The little boy’s mother had worn the scarf, knitted by Gabriel’s grandmother, every day since he disappeared in the hamlet of Las Hortichuelas, near Níjar, on February 27.
Gabriel had last worn it himself the weekend before he vanished when he went skiing.
Minister Juan Ignacio Zoido has been very close to Patricia and her ex-husband Ángel Cruz, Gabriel’s father, since the child disappeared and since, two weeks later, his body was found in the boot of Ángel’s girlfriend’s car.
Patricia said the scarf ‘reminded her of Gabriel’s happy smiles’ on his skiing trip when he was wearing it, and Zoido, visibly moved by the gift, called it ‘a real honour’.
He has since been seen carrying it around with him.
Gabriel’s funeral was yesterday (Tuesday) morning at 10.30, but he was not cremated as planned since police may need to obtain further proof.
Officers involved in the huge 13-day search have admitted that they expected to find Gabriel alive until ‘the very last minute’.
They broke down in tears when they uncovered the child’s body in Ana Julia Quezada’s boot in Vícar, 80 kilometres from where he disappeared.
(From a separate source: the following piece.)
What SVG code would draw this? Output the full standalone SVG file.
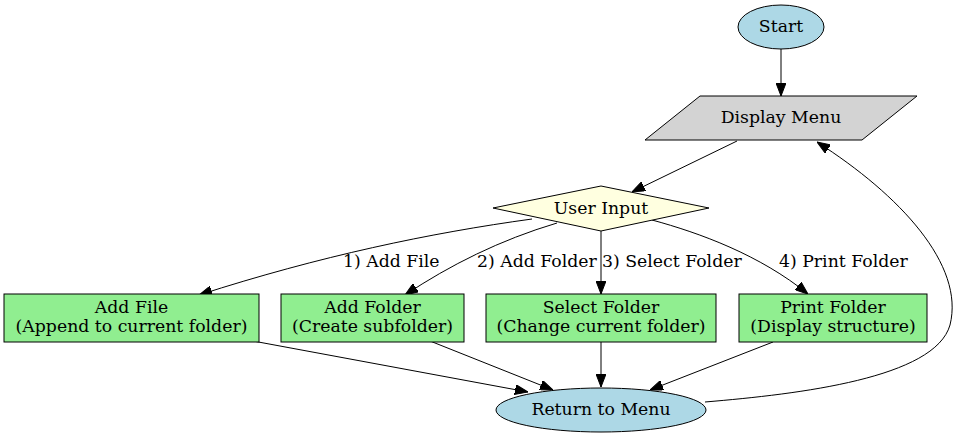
<svg xmlns="http://www.w3.org/2000/svg" width="960" height="437" viewBox="0 0 960 437">
<defs>
<style>
text{font-family:"DejaVu Serif","Liberation Serif",serif;font-size:17.3px;fill:#000;text-anchor:middle}
.lbl{text-anchor:start}
.shape{stroke:#000;stroke-width:1}
.e{fill:none;stroke:#000;stroke-width:1;marker-end:url(#ah)}
</style>
<marker id="ah" viewBox="0 0 13 10" refX="13" refY="5" markerWidth="13" markerHeight="10" markerUnits="userSpaceOnUse" orient="auto">
<path d="M0,0 L13,5 L0,10 z" fill="#000" stroke="#000" stroke-width="1"/>
</marker>
</defs>
<rect width="960" height="437" fill="#fff"/>
<g id="connectors">
<path class="e" d="M781,49 L781,96"/>
<path class="e" d="M737,141 L632,192"/>
<path class="e" d="M532,219 C430,233 320,256 199,295"/>
<path class="e" d="M557,223 C500,240 450,265 405,295"/>
<path class="e" d="M601,231 L601,294"/>
<path class="e" d="M652,220 C700,233 760,255 808,294"/>
<path class="e" d="M253,341 L528,392"/>
<path class="e" d="M430,341 L553,390"/>
<path class="e" d="M601,342 L601,387"/>
<path class="e" d="M773,342 L650,390"/>
<path class="e" d="M705,402 C800,394 935,378 950,325 C965,265 900,195 817,142"/>
<text class="lbl" x="343" y="267">1) Add File</text>
<text class="lbl" x="477" y="267">2) Add Folder</text>
<text class="lbl" x="602" y="267">3) Select Folder</text>
<text class="lbl" x="779" y="267">4) Print Folder</text>
</g>
<g id="start">
<ellipse class="shape" cx="781" cy="27" rx="43" ry="22" fill="#add8e6"/>
<text x="781" y="32">Start</text>
</g>
<g id="display_menu">
<polygon class="shape" points="700,96 917,96 862,140 645,140" fill="#d3d3d3"/>
<text x="781" y="123">Display Menu</text>
</g>
<g id="user_input">
<polygon class="shape" points="601,186 709,208 601,231 493,208" fill="#ffffe0"/>
<text x="601" y="214">User Input</text>
</g>
<g id="add_file">
<rect class="shape" x="4" y="294" width="255" height="48" fill="#90ee90"/>
<text x="131.5" y="313">Add File</text>
<text x="131.5" y="332">(Append to current folder)</text>
</g>
<g id="add_folder">
<rect class="shape" x="281" y="294" width="183" height="48" fill="#90ee90"/>
<text x="372.5" y="313">Add Folder</text>
<text x="372.5" y="332">(Create subfolder)</text>
</g>
<g id="select_folder">
<rect class="shape" x="486" y="294" width="230" height="48" fill="#90ee90"/>
<text x="601" y="313">Select Folder</text>
<text x="601" y="332">(Change current folder)</text>
</g>
<g id="print_folder">
<rect class="shape" x="739" y="294" width="188" height="48" fill="#90ee90"/>
<text x="833" y="313">Print Folder</text>
<text x="833" y="332">(Display structure)</text>
</g>
<g id="return_menu">
<ellipse class="shape" cx="601" cy="410" rx="105" ry="22" fill="#add8e6"/>
<text x="601" y="415">Return to Menu</text>
</g>
</svg>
Quezada confesses to Gabriel’s murder
Quezada, 44, has finally cracked and begun to cooperate with police, after initially refusing to answer their questions, even during the reconstructions she was ordered to participate in.
She has confessed to killing Gabriel ‘during a row’ and hitting him with the handle of an axe and admits she was the only person involved.
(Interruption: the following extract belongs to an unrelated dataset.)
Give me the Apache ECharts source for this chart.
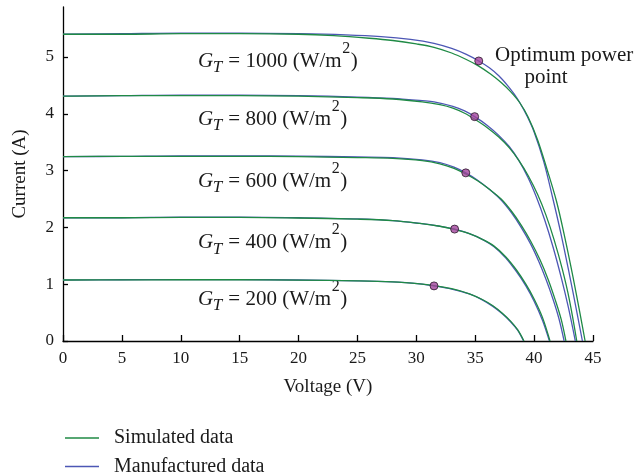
<!DOCTYPE html>
<html><head><meta charset="utf-8">
<script src="https://cdn.jsdelivr.net/npm/echarts@6/dist/echarts.min.js"></script>
<style>html,body{margin:0;padding:0;background:#fff}#c{width:639px;height:474px}</style>
</head><body><div id="c"></div>
<script>
// ---- data (Voltage V, Current A) ----
const xTickValues = [0,5,10,15,20,25,30,35,40,45];
const yTickValues = [0,1,2,3,4,5];
const irradiances = [1000,800,600,400,200];

const man1000 = [[0,5.40],[5,5.41],[10,5.42],[15,5.42],[20,5.41],[24,5.39],[27,5.36],[29.5,5.31],[31.5,5.24],[33,5.15],[34.2,5.05],[35.3,4.93],[36.2,4.81],[37.0,4.67],[37.7,4.51],[38.3,4.35],[38.8,4.19],[39.4,3.96],[40.0,3.68],[40.8,3.17],[41.6,2.50],[42.3,1.87],[43.0,1.17],[43.6,0.54],[44.1,0]];
const sim1000 = [[0,5.40],[5,5.40],[10,5.41],[15,5.41],[20,5.40],[23,5.375],[26,5.33],[28,5.29],[30,5.23],[31.5,5.17],[33,5.07],[34.2,4.96],[35.3,4.84],[36.3,4.70],[37.2,4.55],[38.0,4.39],[38.8,4.19],[39.5,3.94],[40.3,3.54],[41.1,3.02],[41.9,2.46],[42.6,1.83],[43.3,1.13],[43.9,0.48],[44.33,0]];
const man800 = [[0,4.31],[5,4.32],[10,4.33],[15,4.33],[20,4.32],[25,4.295],[28,4.27],[30.5,4.23],[31.5,4.21],[33.1,4.13],[34.1,4.05],[34.95,3.95],[36.0,3.80],[37.0,3.62],[37.9,3.42],[38.7,3.18],[39.5,2.87],[40.2,2.53],[40.9,2.13],[41.6,1.66],[42.3,1.12],[42.9,0.60],[43.5,0]];
const sim800 = [[0,4.31],[5,4.32],[10,4.32],[15,4.32],[20,4.31],[25,4.285],[28,4.26],[30.5,4.21],[32,4.16],[33.1,4.10],[34.1,4.01],[35,3.90],[36,3.76],[37,3.59],[37.9,3.40],[38.7,3.18],[39.5,2.91],[40.3,2.58],[41.0,2.22],[41.7,1.78],[42.4,1.26],[43.0,0.72],[43.62,0]];
const man600 = [[0,3.245],[5,3.25],[10,3.26],[15,3.26],[20,3.255],[25,3.24],[28,3.23],[30.5,3.19],[32,3.14],[33.2,3.06],[34.2,2.96],[35.2,2.83],[36.2,2.67],[37.2,2.48],[38.1,2.25],[38.9,2.00],[39.7,1.71],[40.4,1.40],[41.0,1.09],[41.6,0.74],[42.1,0.40],[42.55,0]];
const sim600 = [[0,3.245],[5,3.25],[10,3.25],[15,3.25],[20,3.245],[25,3.23],[28,3.215],[30.5,3.175],[32,3.12],[33.2,3.04],[34.2,2.94],[35.2,2.82],[36.2,2.67],[37.2,2.50],[38.1,2.28],[38.9,2.04],[39.7,1.76],[40.5,1.43],[41.2,1.08],[41.8,0.72],[42.3,0.38],[42.7,0]];
const man400 = [[0,2.17],[5,2.17],[10,2.18],[15,2.18],[20,2.17],[25,2.15],[28,2.12],[30.3,2.07],[32,2.02],[33.25,1.97],[34.5,1.89],[35.6,1.79],[36.6,1.66],[37.6,1.46],[38.5,1.22],[39.3,0.97],[40.0,0.70],[40.7,0.37],[41.3,0]];
const sim400 = [[0,2.17],[5,2.17],[10,2.175],[15,2.175],[20,2.165],[25,2.145],[28,2.12],[30.3,2.07],[32,2.02],[33.25,1.965],[34.5,1.89],[35.6,1.79],[36.6,1.67],[37.6,1.48],[38.5,1.25],[39.3,1.00],[40.0,0.74],[40.7,0.42],[41.35,0]];
const man200 = [[0,1.074],[5,1.078],[10,1.08],[15,1.08],[20,1.074],[25,1.06],[28,1.04],[30.3,1.005],[31.5,0.97],[33,0.915],[34.5,0.83],[35.6,0.725],[36.5,0.61],[37.3,0.48],[38.0,0.34],[38.6,0.19],[39.1,0]];
const sim200 = [[0,1.074],[5,1.075],[10,1.078],[15,1.078],[20,1.072],[25,1.058],[28,1.04],[30.3,1.005],[31.5,0.975],[33,0.92],[34.5,0.83],[35.6,0.73],[36.5,0.62],[37.3,0.49],[38.0,0.35],[38.6,0.20],[39.14,0]];
const mppPoints = [[35.3,4.93],[34.95,3.95],[34.2,2.96],[33.25,1.97],[31.5,0.97]];

const manufactured = [man1000, man800, man600, man400, man200];
const simulated = [sim1000, sim800, sim600, sim400, sim200];

// ---- styling ----
const FAM = '"Liberation Serif","DejaVu Serif",serif';
const GREEN = '#1f8a45';
const BLUE = '#4d57b5';
const INK = '#1a1a1a';

function curve(name, data, color){
  return {type:'line', name:name, data:data, symbol:'none', showSymbol:false,
    smooth:0.35, silent:true,
    lineStyle:{color:color, width:1.3}, itemStyle:{color:color}};
}
const series = [];
manufactured.forEach(d => series.push(curve('Manufactured data', d, BLUE)));
simulated.forEach(d => series.push(curve('Simulated data', d, GREEN)));
series.push({type:'scatter', name:'Optimum power point', data:mppPoints, symbol:'circle', symbolSize:8,
  itemStyle:{color:'#a2439c', borderColor:'#2a1a2a', borderWidth:1}, z:5, silent:true});

// ---- annotation text (built from pieces, measured) ----
const mctx = document.createElement('canvas').getContext('2d');
function tw(text, size, italic){ mctx.font = (italic?'italic ':'') + size + 'px ' + FAM; return mctx.measureText(text).width; }
const MID = 0.3375; // middle-baseline offset (em) for Liberation Serif
function piece(text, x, baseline, size, italic){
  return {type:'text', x:x, y:baseline - MID*size, silent:true,
    style:{text:text, fontFamily:FAM, fontSize:size, fontStyle:italic?'italic':'normal', fill:INK, verticalAlign:'middle', align:'left'}};
}
const baselines = [68.3, 126.7, 188.3, 250, 306.7];
const ANN = 21, SUB = 17;
const graphics = [];
irradiances.forEach((g, k) => {
  const b = baselines[k];
  let x = 198;
  graphics.push(piece('G', x, b, ANN, true));
  x += tw('G', ANN, true) - 0.5;
  graphics.push(piece('T', x, b + 5, SUB, true));
  x += tw('T', SUB, true) + 1;
  const rest = ' = ' + g + ' (W/m';
  graphics.push(piece(rest, x, b, ANN, false));
  x += tw(rest, ANN, false) + 0.5;
  graphics.push(piece('2', x, b - 14.5, SUB - 1, false));
  x += tw('2', SUB - 1, false) + 0.5;
  graphics.push(piece(')', x, b, ANN, false));
});
graphics.push(piece('Optimum power', 495, 63, 21, false));
graphics.push(piece('point', 546 - tw('point', 21, false)/2, 85, 21, false));

const axisLineStyle = {color:'#000', width:1.3};
const option = {
  animation:false,
  backgroundColor:'#fff',
  grid:{left:63, right:46, top:7, bottom:133, containLabel:false},
  legend:{
    data:[{name:'Simulated data', icon:'rect'},{name:'Manufactured data', icon:'rect'}],
    orient:'vertical', left:65, top:428, height:50, padding:0, itemWidth:34, itemHeight:1.6, itemGap:8.5,
    textStyle:{fontFamily:FAM, fontSize:20, lineHeight:18, color:INK, padding:[0,0,0,10]},
    selectedMode:false
  },
  xAxis:{
    type:'value', min:0, max:45, interval:5,
    name:'Voltage (V)', nameLocation:'middle', nameGap:37,
    nameTextStyle:{fontFamily:FAM, fontSize:19, color:INK},
    axisLine:{show:true, lineStyle:axisLineStyle},
    axisTick:{show:true, inside:true, length:6, lineStyle:axisLineStyle, customValues:xTickValues},
    axisLabel:{fontFamily:FAM, fontSize:17, color:INK, margin:9, customValues:xTickValues},
    splitLine:{show:false}
  },
  yAxis:{
    type:'value', min:0, max:5.88, interval:1,
    name:'Current (A)', nameLocation:'middle', nameGap:33,
    nameTextStyle:{fontFamily:FAM, fontSize:19, color:INK},
    axisLine:{show:true, lineStyle:axisLineStyle},
    axisTick:{show:true, inside:true, length:5, lineStyle:axisLineStyle, customValues:yTickValues},
    axisLabel:{fontFamily:FAM, fontSize:17, color:INK, margin:9, customValues:yTickValues},
    splitLine:{show:false}
  },
  series:series,
  graphic:graphics
};
const chart = echarts.init(document.getElementById('c'), null, {renderer:'canvas'});
chart.setOption(option);
</script></body></html>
The post-mortem shows Gabriel was strangled within hours of his going missing at 15.30 in the 100-metre stretch separating his grandmother’s house from that of his aunt and cousins.
He had also suffered a blow to the head, causing serious injury, but his death was said to be due to asphyxiation.
Quezada, originally from the Dominican Republic and has lived in Spain for 23 years, admitted to dumping Gabriel’s clothing in a landfill site before disposing of his body in a well on the Rodalquilar farm near Níjar which is owned by Ángel’s family.
She was caught on camera moving the body into her car after police successfully ‘trapped’ her by announcing in her presence that they planned to search the farm the next day.
Officers said they ‘wanted to believe’ that, although they suspected Quezada, she and ‘some accomplice or another’ had kidnapped him and were holding him hostage against his will in order to claim ransom money.
Meanwhile, the ambassador for the Dominican Republic in Madrid, Olivo Rodríguez, has expressed his ‘deep distress’ and ‘solidarity’ with Spain and with Gabriel’s family, saying the national community from the Caribbean island on Spanish soil is ‘crying with and thinking of’ them.